DATA EXTRACT:
- - - -
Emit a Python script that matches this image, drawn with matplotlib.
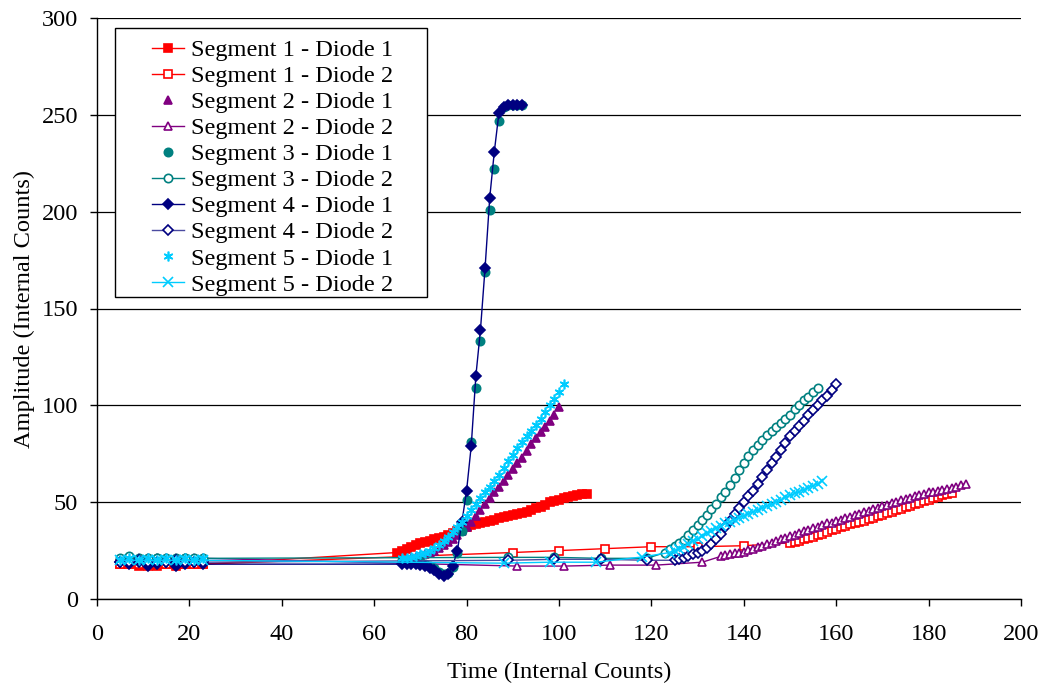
import numpy as np
import matplotlib
matplotlib.use('Agg')
import matplotlib.pyplot as plt
from matplotlib.patches import Rectangle

plt.rcParams['font.family'] = ['Liberation Serif', 'DejaVu Serif']
plt.rcParams['font.size'] = 17.6

# Initial cluster common to every series
cluster_x = [5, 7, 9, 11, 13, 15, 17, 19, 21, 23]

# Segment 1
s1d1_cy = [18, 18, 17, 18, 17, 18, 17, 18, 18, 18]
s1d1_x = list(range(65, 107))
s1d1_y = [24, 25, 26, 27, 28, 29, 29.5, 30, 31, 31.5, 32, 33, 34, 35, 36, 37, 38, 38.5, 39, 40,
          40.5, 41, 42, 42.5, 43, 43.5, 44, 44.5, 45, 46, 47, 47.5, 48.5, 50, 50.5, 51, 52, 52.5,
          53, 53.5, 54, 54]
s1d2_cy = [18, 18, 18, 17, 18, 18, 18, 18, 18, 18]
s1d2_x = [90, 100, 110, 120, 130, 140] + list(range(150, 186))
s1d2_y = [24, 25, 26, 27, 27, 27.5,
          29, 29.5, 30, 31, 31.5, 32, 33, 33.5, 34.5, 35.5, 36, 37, 37.5, 38.5, 39, 40, 40.5, 41.5,
          42, 43, 43.5, 44.5, 45, 46, 46.5, 47.5, 48, 49, 49.5, 50.5, 51, 52, 52.5, 53.5, 54, 54.5]

# Segment 2
s2d1_cy = [20, 20, 21, 20, 21, 20, 21, 20, 21, 20]
s2d1_x = list(range(66, 101))
s2d1_y = [20, 20.5, 21, 21.5, 22, 23, 24, 25, 26.5, 28, 29.5, 31, 33, 35, 37, 40, 43, 46, 49, 52,
          55, 58, 61, 64, 67, 70, 73, 76.5, 80, 83, 86, 89, 92, 95, 99]
s2d2_cy = [20, 21, 20, 21, 20, 21, 20, 21, 20, 21]
s2d2_x = [91, 101, 111, 121, 131] + list(range(135, 189))
s2d2_y = [17, 17, 17.5, 17.5, 19,
          22, 22.5, 23, 23.5, 24, 24.5, 25.5, 26, 27, 27.5, 28.5, 29, 30, 31, 31.5, 32.5, 33, 34,
          35, 35.5, 36.5, 37, 38, 39, 39.5, 40.5, 41, 42, 42.5, 43.5, 44, 45, 45.5, 46.5, 47, 48,
          48.5, 49.5, 50, 51, 51.5, 52, 53, 53.5, 54, 55, 55.5, 56, 56.5, 57, 57.5, 58, 59, 59.5]

# Segment 3
s3d1_cy = [20, 21, 20, 20, 21, 20, 20, 21, 20, 20]
s3d1_x = list(range(66, 93))
s3d1_y = [20, 20, 20, 19.5, 19, 18, 17, 16, 14, 13, 13.5, 16.5, 24, 35, 51, 81, 109, 133, 169,
          201, 222, 247, 254, 255, 255, 255, 255]
s3d2_cy = [21, 22, 21, 21, 21, 21, 21, 21, 21, 21]
s3d2_x = [89, 99, 109, 119] + list(range(123, 157))
s3d2_y = [21.5, 21.5, 21, 21,
          24, 26, 27.5, 29, 30.5, 33, 35.5, 38, 41, 43.5, 46.5, 49, 52.5, 55.5, 59, 62.5, 66.5,
          70, 74, 77, 79.5, 82, 84.5, 87, 89, 91, 93, 95, 98, 100, 102.5, 104.5, 107, 109]

# Segment 4
s4d1_cy = [19, 18, 19, 17, 18, 19, 17, 18, 19, 18]
s4d1_x = list(range(66, 93))
s4d1_y = [18, 18, 18, 18, 17.5, 17, 16, 15, 13, 12, 13, 17, 25, 40, 56, 79, 115, 139, 171,
          207, 231, 251, 254, 255, 255, 255, 255]
s4d2_cy = [19, 19, 20, 19, 19, 19, 20, 19, 19, 19]
s4d2_x = [89, 99, 109, 119] + list(range(125, 161))
s4d2_y = [20, 20.5, 20.5, 20,
          20, 20.5, 21, 22, 23, 24, 25, 26.5, 28.5, 31, 33.5, 37, 40.5, 44, 47, 50, 53, 56, 59.5,
          63, 66.5, 70, 73.5, 77, 80.5, 84, 87, 89.5, 92, 95, 97.5, 100, 102.5, 105, 108, 111]

# Segment 5
s5d1_cy = [20, 21, 20, 21, 20, 21, 20, 21, 20, 21]
s5d1_x = list(range(66, 102))
s5d1_y = [21, 21, 21.5, 22, 23, 24, 25, 26.5, 28, 30, 32, 34.5, 37, 40, 43, 46, 49, 52, 55, 58,
          61, 64, 67.5, 71, 74.5, 78, 81, 84, 87, 90, 93, 96.5, 100, 103.5, 107, 111]
s5d2_cy = [20, 20, 20, 20, 20, 20, 20, 20, 20, 20]
s5d2_x = [88, 98, 108, 118] + list(range(124, 158))
s5d2_y = [18.5, 19, 19, 21.7,
          24, 25, 26, 27, 28.5, 30, 31, 32.5, 34, 35, 36.5, 37.5, 39, 40, 41, 42, 43, 44, 45, 46,
          47, 48, 49, 50, 51, 52.5, 53.5, 54.5, 55.5, 56.5, 57.5, 58.5, 59.5, 61]

red = '#FF0000'
purple = '#800080'
teal = '#008080'
navy = '#000080'
sky = '#00CCFF'
asterisk = (6, 2, 0)

series = [
    ('Segment 1 - Diode 1', s1d1_cy, s1d1_x, s1d1_y, dict(color=red, marker='s', ms=5.5, mfc=red, mec=red, ls='-')),
    ('Segment 1 - Diode 2', s1d2_cy, s1d2_x, s1d2_y, dict(color=red, marker='s', ms=5.5, mfc='white', mec=red, ls='-')),
    ('Segment 2 - Diode 1', s2d1_cy, s2d1_x, s2d1_y, dict(color=purple, marker='^', ms=6, mfc=purple, mec=purple, ls='none')),
    ('Segment 2 - Diode 2', s2d2_cy, s2d2_x, s2d2_y, dict(color=purple, marker='^', ms=6, mfc='white', mec=purple, ls='-')),
    ('Segment 3 - Diode 1', s3d1_cy, s3d1_x, s3d1_y, dict(color=teal, marker='o', ms=6, mfc=teal, mec=teal, ls='none')),
    ('Segment 3 - Diode 2', s3d2_cy, s3d2_x, s3d2_y, dict(color=teal, marker='o', ms=6, mfc='white', mec=teal, ls='-')),
    ('Segment 4 - Diode 1', s4d1_cy, s4d1_x, s4d1_y, dict(color=navy, marker='D', ms=5, mfc=navy, mec=navy, ls='-')),
    ('Segment 4 - Diode 2', s4d2_cy, s4d2_x, s4d2_y, dict(color='#4B4BA0', marker='D', ms=5, mfc='white', mec=navy, ls='-')),
    ('Segment 5 - Diode 1', s5d1_cy, s5d1_x, s5d1_y, dict(color=sky, marker=asterisk, ms=7, mfc=sky, mec=sky, ls='none')),
    ('Segment 5 - Diode 2', s5d2_cy, s5d2_x, s5d2_y, dict(color=sky, marker='x', ms=6.5, mfc=sky, mec=sky, ls='-')),
]

fig = plt.figure(figsize=(10.46, 6.88), dpi=100)
ax = fig.add_axes([97 / 1046, 1 - 599 / 688, 924 / 1046, 581 / 688])

for label, cy, sx, sy, style in series:
    xs = list(cluster_x) + list(sx)
    ys = list(cy) + list(sy)
    ax.plot(xs, ys, label=label, lw=1.0, mew=1.2, **style)

ax.set_xlim(0, 200)
ax.set_ylim(0, 300)
ax.set_xticks(range(0, 201, 20))
ax.set_yticks(range(0, 301, 50))
ax.grid(axis='y', color='black', lw=0.9)
ax.set_axisbelow(True)
for side in ['top', 'right']:
    ax.spines[side].set_visible(False)
ax.spines['left'].set_linewidth(1.0)
ax.spines['bottom'].set_linewidth(1.0)
ax.tick_params(direction='out', length=5, width=1, labelsize=17.6)
ax.tick_params(axis='x', pad=13)
ax.tick_params(axis='y', pad=8.5)
ax.set_xlabel('Time (Internal Counts)', fontsize=17.6, labelpad=12)
ax.set_ylabel('Amplitude (Internal Counts)', fontsize=17.6, labelpad=5)

# legend frame drawn separately so the entries sit centred in a wide box
frame = Rectangle((115 / 1046, 1 - 297 / 688), 312 / 1046, 269 / 688, transform=fig.transFigure,
                  facecolor='white', edgecolor='black', lw=1.0, zorder=4, clip_on=False)
ax.add_patch(frame)
leg = ax.legend(loc='upper left', bbox_to_anchor=(140 / 1046, 1 - 27 / 688), bbox_transform=fig.transFigure,
                frameon=False, borderpad=0, handlelength=1.3, handletextpad=0.3, labelspacing=0.16,
                fontsize=17.6, numpoints=1)
leg.set_zorder(5)

fig.savefig('out.png', dpi=100)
- - - -
Set the lines above down again, word for word, from the first through the one containing "plt.rcParams['font.size'] = 17.6"; pictures excluded.

Emit a Python script that matches this image, drawn with matplotlib.
import numpy as np
import matplotlib
matplotlib.use('Agg')
import matplotlib.pyplot as plt
from matplotlib.patches import Rectangle

plt.rcParams['font.family'] = ['Liberation Serif', 'DejaVu Serif']
plt.rcParams['font.size'] = 17.6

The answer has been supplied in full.